Instead, it will form a consultative group to discuss issues of governance with its allies
With more than 70 per cent of the coalition at its command, the Congress has not only cornered its allies over plum ministerial berths, but also wants to impose its own agenda on the programme of the new government for the next five years. The party has ruled out a Common Minimum Programme (CMP) of the coalition government like the one in 2004.
Instead, the Congress will form a consultative group — along the lines of a coordination committee — to discuss issues of governance with its allies. The group will be headed by Sonia Gandhi.
In the first formal meeting of all the United Progressive Alliance (UPA) allies, the issue of making a CMP didn’t find any takers in the Congress team represented by Sonia Gandhi, Manmohan Singh, Pranab Mukherjee, P Chidambaram, Rahul Gandhi, A K Antony and Ahmed Patel.
This was the first UPA coordination meeting that Rahul Gandhi attended. He said little but watched negotiations, possibly as a ‘trainee’.
Significantly, senior Congress leader Arjun Singh, who stayed away from the first meeting of the core committee after the results of the general elections came out, stayed away a second time.
As the core committee is an informal body and not part of the Congress constitution, whether the younger Gandhi’s presence is incidental or if he will be a permanent fixture is not known.
Possibly concerned at the Congress’s clout in the administrative arrangement that will govern the functioning of the UPA, Sharad Pawar (Nationalist Congress Party) and Mamata Banerjee (Trinamool Congress) said they would like a CMP. But having travelled down that road with the Left parties, the Congress is pretending it hasn’t heard this arguing.
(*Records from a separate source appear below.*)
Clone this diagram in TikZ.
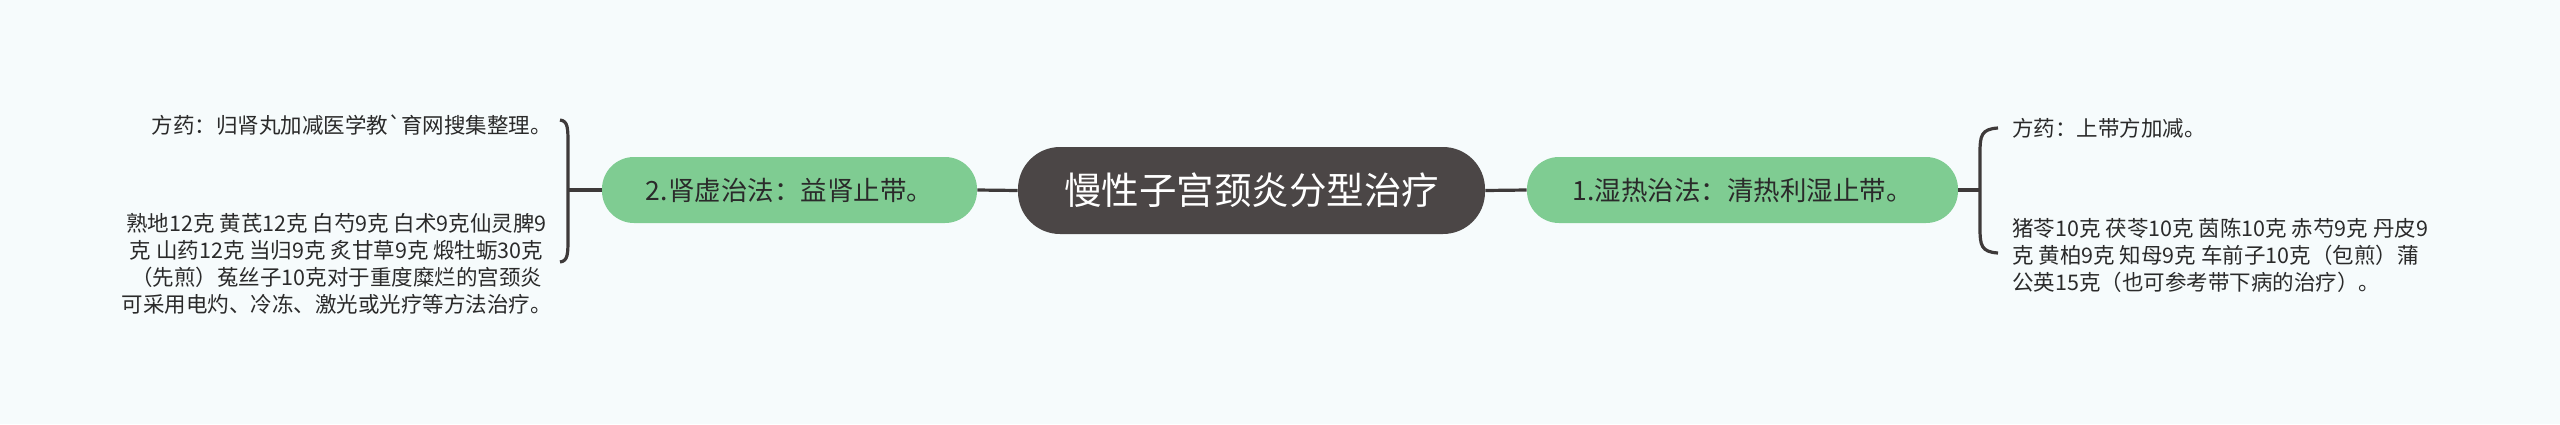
\documentclass[tikz,border=0pt]{standalone}
\usepackage{fontspec}
\setmainfont{Noto Sans CJK SC}
\definecolor{bg}{HTML}{F6FBFC}
\definecolor{topicdark}{HTML}{4B4646}
\definecolor{branchgreen}{HTML}{7FCC92}
\definecolor{linegray}{HTML}{3E3A3A}
\definecolor{leaftext}{HTML}{2A2A2A}
\begin{document}
\begin{tikzpicture}[x=0.5pt, y=-0.5pt,
    topic/.style={fill=topicdark, text=white, rounded corners=21pt, minimum height=43.5pt, inner sep=0pt, font=\fontsize{18.75pt}{22pt}\selectfont},
    branch/.style={fill=branchgreen, text=leaftext, rounded corners=16pt, minimum height=33pt, inner sep=0pt, font=\fontsize{13.25pt}{16pt}\selectfont},
    leaf/.style={text=leaftext, inner sep=0pt, font=\fontsize{10.75pt}{13.5pt}\selectfont},
    link/.style={draw=linegray, line width=1.6pt}]
    %\draw[lightgray] (0, 0) grid[step=100] (2560, 424);
    \fill[bg] (0, 0) rectangle (2560, 424);
    \node[topic, minimum width=233.5pt] (title) at (1251.5, 190.5) {慢性子宫颈炎分型治疗};
    \node[branch, minimum width=187.5pt] (kidney) at (789.5, 190) {2.肾虚治法：益肾止带。};
    \node[branch, minimum width=215.5pt] (damp) at (1742.5, 190) {1.湿热治法：清热利湿止带。};
    \draw[link] (kidney.east) -- (title.west);
    \draw[link] (title.east) -- (damp.west);
    % left side
    \node[leaf, anchor=east] (kidneyrx) at (552, 125) {方药：归肾丸加减医学教\textasciigrave 育网搜集整理。};
    \node[leaf, anchor=east, align=center] (kidneyherbs) at (552, 263.5) {熟地12克 黄芪12克 白芍9克 白术9克仙灵脾9\\克 山药12克 当归9克 炙甘草9克 煅牡蛎30克\\（先煎）菟丝子10克对于重度糜烂的宫颈炎\\可采用电灼、冷冻、激光或光疗等方法治疗。};
    \coordinate (kidneyfork) at (568, 190);
    \coordinate (kidneytop) at (560, 120);
    \coordinate (kidneybot) at (560, 262);
    \draw[link] (kidney.west) -- (kidneyfork);
    \draw[link] (kidneytop) .. controls (568, 121) and (568, 128) .. (568, 145) -- (568, 237) .. controls (568, 254) and (568, 261) .. (kidneybot);
    % right side
    \node[leaf, anchor=west] (damprx) at (2012, 128) {方药：上带方加减。};
    \node[leaf, anchor=west, align=left] (dampherbs) at (2012, 255) {猪苓10克 茯苓10克 茵陈10克 赤芍9克 丹皮9\\克 黄柏9克 知母9克 车前子10克（包煎）蒲\\公英15克（也可参考带下病的治疗）。};
    \coordinate (dampfork) at (1980, 190);
    \coordinate (damptop) at (1998, 128);
    \coordinate (dampbot) at (1998, 253);
    \draw[link] (damp.east) -- (dampfork);
    \draw[link] (damptop) .. controls (1981, 129) and (1980, 136) .. (1980, 153) -- (1980, 228) .. controls (1980, 245) and (1981, 252) .. (dampbot);
\end{tikzpicture}
\end{document}
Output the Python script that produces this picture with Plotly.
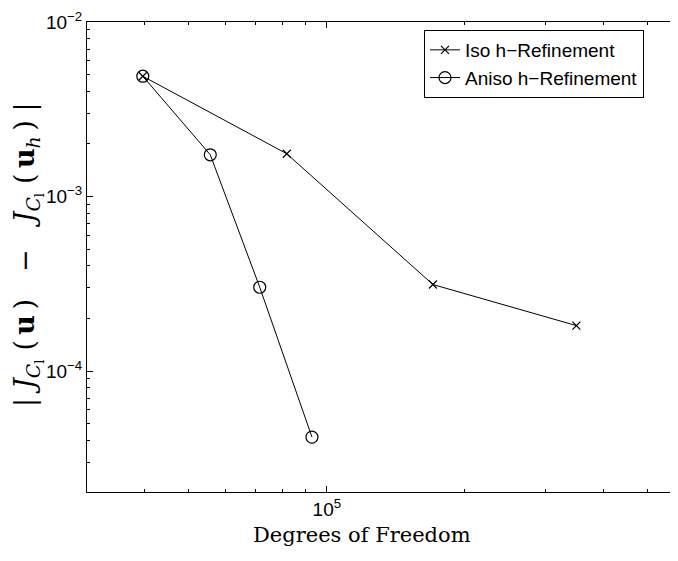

As a compromise, the allies will submit their wish list and highlights of their own manifestoes to the Congress. “We will see which are the common areas of policy and programme between us and our allies,” Congress spokesperson Janardan Dwivedi told reporters.
Top Congress sources told Business Standard that the party was of the view that this mandate was overwhelming endorsement for its own policies and programmes. So, the party should try to implement its own agenda — as declared in its 2009 election manifesto — without giving in to the demands of its allies.
The allies too, sensing the electoral swing in favour of the Congress, are not trying to put much pressure on the Congress to accommodate their wish list. At today’s meeting, they (allies) were asked to spell out their “expectations” from this government. While smaller parties like the Bodo People’s Front and the Kerala Congress (Mani) said they hoped to get cabinet berths, others emphasised on pro-people issues.